Da qualche mese è uscito “Le attitudini” per Guida Editori, un piccolo libro di poesie d’amore, dedicato alla figlia, Stella Sofia, “Voce e silenzio”. Elisabetta Stefanelli, caporedattore cultura all’Ansa, non è penna di primo pelo: dopo aver collabrorato per alcuni programmi di cultura della Rai, curato l’antologia Eros Italiano (Mondadori) e la pubblicazione delle opere di Vittorio Imbriani e Ippolito Nievo, pubblicato le sue poesie su diverse riviste, nel volume Nuovi poeti italiani (Einaudi) e in antologie come quella monotematica al femminile Poesie d’amore (Newton Compton), adesso fa un passo “oltre”, e si mette a camminare sul bordo dell’abisso. Già, perchè scrivere poesie d’amore oggi non è facile, in una contemporaneità frenetica che consuma e non ascolta, che saltella piuttosto che soffermarsi, che ingoia senza masticare, e che, quando si posa, è per fare vuoto.

E invece l’esperimento riesce eccome, e i suoi versi ci portano in un altrove senza tempo e denso, un luogo fatto di pieni e di sostanza, nel centro esatto del sentimento. “Scrivere/può servire/a non immaginare/vite non vissute./ A non recitare/lettere mai spedite/a non baciare/labbra/che non hanno mai/nemmeno pronunciato/il mio nome”: lo dice proprio, Stefanelli, perchè lo fa, di scrivere. E ci spinge a farlo, di sentire e vivere. Ed è davvero questo che succede, leggendola: tutto si ferma, e le nostre emozioni diventano centro e baricentro del tutto, fuse insieme ai versi che stiamo leggendo, che fanno da guida luminosa.

Sembra edotta, l’autrice, sull’amore: sia per quel tratto fantasmatico tipico di un sentimento magico e misterioso (“E’ d’ombra l’appuntamento/che pure mi commuove”), sia per l’assunzione del rischio che è d’obbligo ogni volta che ci lasciamo ingaggiare in una relazione amorosa (“Questa paura/ci trasfigura/da luminosi volanti/a fragili tremanti/per consumato abbandono”), sia per quel senso di naufragio che a un certo punto travolge fisiologicamente ogni incontro: “E’ la palude/degli istanti/che consuma/gli anni”. Ma anche tanto stupore, sensualità, corpo e carne: “Se la lingua non è carne, muscolo/ma elicoidale inganno/che ti avvita i desideri/fino a scolpirne la forma”.

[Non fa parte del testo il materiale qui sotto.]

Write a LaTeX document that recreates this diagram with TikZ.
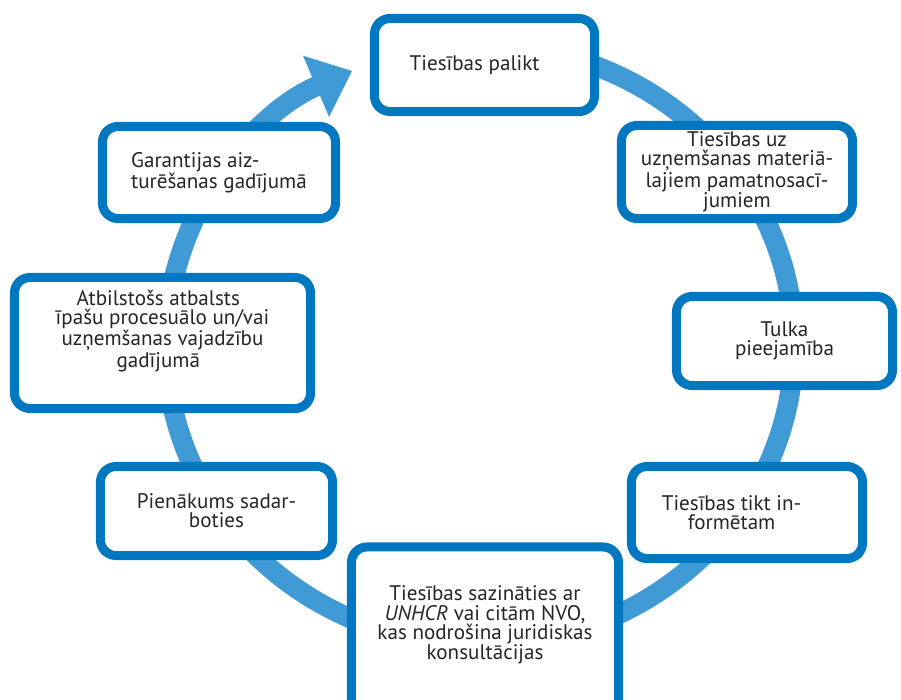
\documentclass[tikz,border=0pt]{standalone}
\usepackage{fontspec}
\setmainfont{PT Sans}
\usetikzlibrary{arrows.meta,calc}
\definecolor{boxblue}{HTML}{0078C1}
\definecolor{ringblue}{HTML}{3F9AD6}
\definecolor{txtgray}{HTML}{262626}

\begin{document}
\begin{tikzpicture}[x=0.025cm, y=0.025cm,
	box/.style={draw=boxblue, line width=6.4pt, fill=white, rounded corners=11pt, align=center, text=txtgray, inner sep=0pt, font=\fontsize{15pt}{13.6pt}\selectfont},
	ring/.style={draw=ringblue, line width=14.2pt, -{Triangle[width=45.5pt, length=28pt]}}]
				\clip (0, 0) rectangle (901, 699);
				\coordinate (O) at (480, 354);
				\draw[ring] ($(O)+(80:314 and 300)$) arc[start angle=80, end angle=-246, x radius=314, y radius=300];
				\node[box, minimum width=5.5cm, minimum height=2.325cm] (palikt)at(484.5, 634) {Tiesības palikt\hspace*{14pt}};
				\node[box, minimum width=5.775cm, minimum height=2.325cm] (materiali)at(737, 527) {Tiesības uz\\uzņemšanas materiā-\\lajiem pamatnosacī-\\jumiem};
				\node[box, minimum width=5.4cm, minimum height=2.225cm] (tulks)at(784.5, 358) {Tulka\\pieejamība};
				\node[box, minimum width=5.775cm, minimum height=2.3cm] (informets)at(747, 186.5) {Tiesības tikt in-\hspace*{22pt}\\formētam\hspace*{22pt}};
				\node[box, minimum width=6.675cm, minimum height=4.325cm, text depth=15pt] (unhcr)at(485, 65.5) {Tiesības sazināties ar\\\textit{UNHCR} vai citām NVO,\\kas nodrošina juridiskas\\konsultācijas};
				\node[box, minimum width=5.8cm, minimum height=2.225cm] (sadarboties)at(216.5, 188) {Pienākums sadar-\\boties};
				\node[box, minimum width=7.4cm, minimum height=3.275cm, text depth=20pt] (atbalsts)at(162.5, 356) {Atbilstošs atbalsts\hspace*{6pt}\\īpašu procesuālo un/vai\hspace*{6pt}\\uzņemšanas vajadzību\hspace*{6pt}\\gadījumā\hspace*{6pt}};
				\node[box, align=left, minimum width=5.825cm, minimum height=2.3cm] (aizturesana)at(219, 526.5) {Garantijas aiz-\\turēšanas gadījumā};
			\end{tikzpicture}
\end{document}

Il vero gioiello di “Le attitudini” è però l’accoglienza del sè (“Non ti conosco/ma ti abbraccio/come una cosa rara”), la capacità di tratteggiare, senza giudizio e con ascolto profondo, ogni dettaglio e cangiare dell’umano sentire, con empatia e appartenenza, con un mise en abyme che riverbera e restituisce l’anima all’anima, piena, autentica, rotonda e includente. Ecco quindi che spaesamento e inafferrabilità del tempo e della vita non hanno i toni cupi della rassegnazione o della rinuncia ma, al contrario, rivitalizzano, danno speranza e creano possibilità, perchè è proprio nell’atto poetico del riconoscersi che si dispiega l’amore.